(Lines of data)

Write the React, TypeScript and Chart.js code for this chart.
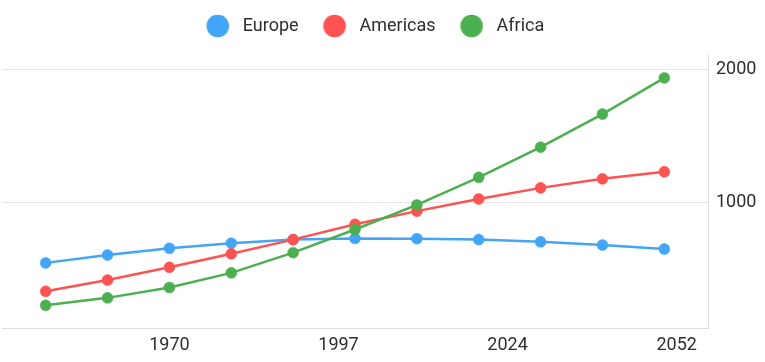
import React, { useEffect, useRef } from 'react';
import { Chart, registerables } from 'chart.js';

Chart.register(...registerables);

const years = [1950, 1960, 1970, 1980, 1990, 2000, 2010, 2020, 2030, 2040, 2050];
const europe = [546, 605, 656, 694, 721, 730, 728, 721, 704, 680, 650];
const americas = [332, 417, 513, 614, 721, 836, 935, 1027, 1110, 1178, 1231];
const africa = [227, 283, 361, 471, 623, 797, 982, 1189, 1416, 1665, 1937];

const seriesNames = ['Europe', 'Americas', 'Africa'];
const seriesColors = ['#42a5f5', '#ff5252', '#4caf50'];

const xTickValues = [1970, 1997.333, 2024.667, 2052];
const xTickLabels = ['1970', '1997', '2024', '2052'];
const yTickValues = [1000, 2000];

const FONT = 'Roboto';
const TEXT_COLOR = '#2e2e2e';

function makeMarker(color: string): HTMLCanvasElement {
  const c = document.createElement('canvas');
  c.width = 40;
  c.height = 24;
  const ctx = c.getContext('2d')!;
  ctx.fillStyle = color;
  ctx.beginPath();
  ctx.arc(23, 12, 11.3, 0, Math.PI * 2);
  ctx.fill();
  return c;
}

export default function App() {
  const canvasRef = useRef<HTMLCanvasElement | null>(null);

  useEffect(() => {
    document.body.style.margin = '0';
    const canvas = canvasRef.current;
    if (!canvas) return;
    const markers = seriesColors.map(makeMarker);
    const seriesData = [europe, americas, africa];

    const legendTweak = {
      id: 'legendTweak',
      beforeInit(chart: any) {
        const legend = chart.legend;
        if (legend) {
          const origFit = legend.fit;
          legend.fit = function (this: any) {
            origFit.call(this);
            this.height += 10;
          };
        }
      },
      afterLayout(chart: any) {
        const legend = chart.legend;
        if (legend) {
          legend.right = legend.right - 27;
        }
      },
    };

    const chart = new Chart(canvas, {
      type: 'line',
      data: {
        datasets: seriesNames.map((name, i) => ({
          label: name,
          data: years.map((y, j) => ({ x: y, y: seriesData[i][j] })),
          borderColor: seriesColors[i],
          backgroundColor: seriesColors[i],
          pointBackgroundColor: seriesColors[i],
          pointBorderColor: seriesColors[i],
          borderWidth: 2.5,
          pointRadius: 5.5,
          pointBorderWidth: 0.5,
          tension: 0,
          order: 3 - i,
        })),
      },
      options: {
        animation: false,
        responsive: true,
        maintainAspectRatio: false,
        layout: { autoPadding: false, padding: { left: 2, right: 0, top: 3, bottom: 0 } },
        plugins: {
          tooltip: { enabled: false },
          legend: {
            display: true,
            position: 'top',
            align: 'center',
            labels: {
              usePointStyle: true,
              pointStyleWidth: 38,
              padding: 14,
              color: TEXT_COLOR,
              font: { family: FONT, size: 18 },
              generateLabels(chart: any) {
                return chart.data.datasets.map((ds: any, i: number) => ({
                  text: ds.label,
                  fillStyle: seriesColors[i],
                  strokeStyle: seriesColors[i],
                  lineWidth: 0,
                  pointStyle: markers[i],
                  hidden: false,
                  datasetIndex: i,
                  fontColor: TEXT_COLOR,
                }));
              },
            },
          },
        },
        scales: {
          x: {
            type: 'linear',
            min: 1942.94,
            max: 2057.06,
            grid: { display: false, drawTicks: false },
            border: { display: true, color: '#dedede', width: 1 },
            afterBuildTicks(scale: any) {
              scale.ticks = xTickValues.map((v) => ({ value: v }));
            },
            afterFit(scale: any) {
              scale.height = 34;
              scale.paddingLeft = 0;
              scale.paddingRight = 0;
            },
            ticks: {
              padding: 7,
              color: TEXT_COLOR,
              font: { family: FONT, size: 18 },
              maxRotation: 0,
              autoSkip: false,
              callback(value: any, index: number) {
                return xTickLabels[index];
              },
            },
          },
          y: {
            type: 'linear',
            position: 'right',
            min: 56.4,
            max: 2109,
            grid: { display: true, color: '#e6e6e6', drawTicks: false },
            border: { display: true, color: '#dedede', width: 1 },
            afterBuildTicks(scale: any) {
              scale.ticks = yTickValues.map((v) => ({ value: v }));
            },
            afterFit(scale: any) {
              scale.width = 57;
            },
            ticks: {
              padding: 8,
              color: TEXT_COLOR,
              font: { family: FONT, size: 18 },
              callback(value: any) {
                return String(value);
              },
            },
          },
        },
      },
      plugins: [legendTweak],
    } as any);

    return () => {
      chart.destroy();
    };
  }, []);

  return (
    <div style={{ position: 'relative', width: 765, height: 362 }}>
      <canvas ref={canvasRef} />
    </div>
  );
}
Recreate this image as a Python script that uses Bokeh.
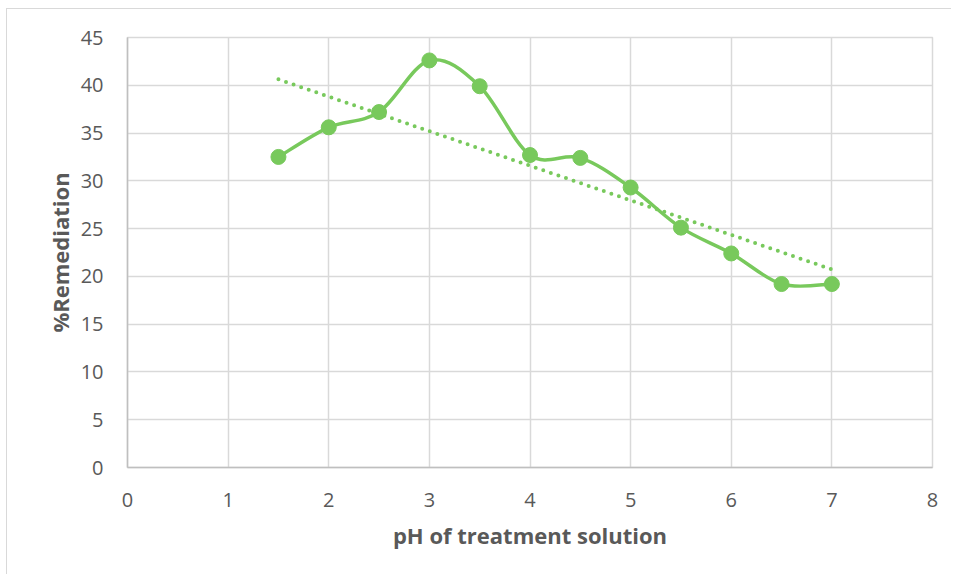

▶ [Given exercise] Each line in the entries above that includes the string "this" should be extracted.

▶ [Exercise answer]
Write the React, TypeScript and Chart.js code for this chart.
          legend.fit = function (this: any) {
            origFit.call(this);
            this.height += 10;
Recreate this image as a Python script that uses Bokeh.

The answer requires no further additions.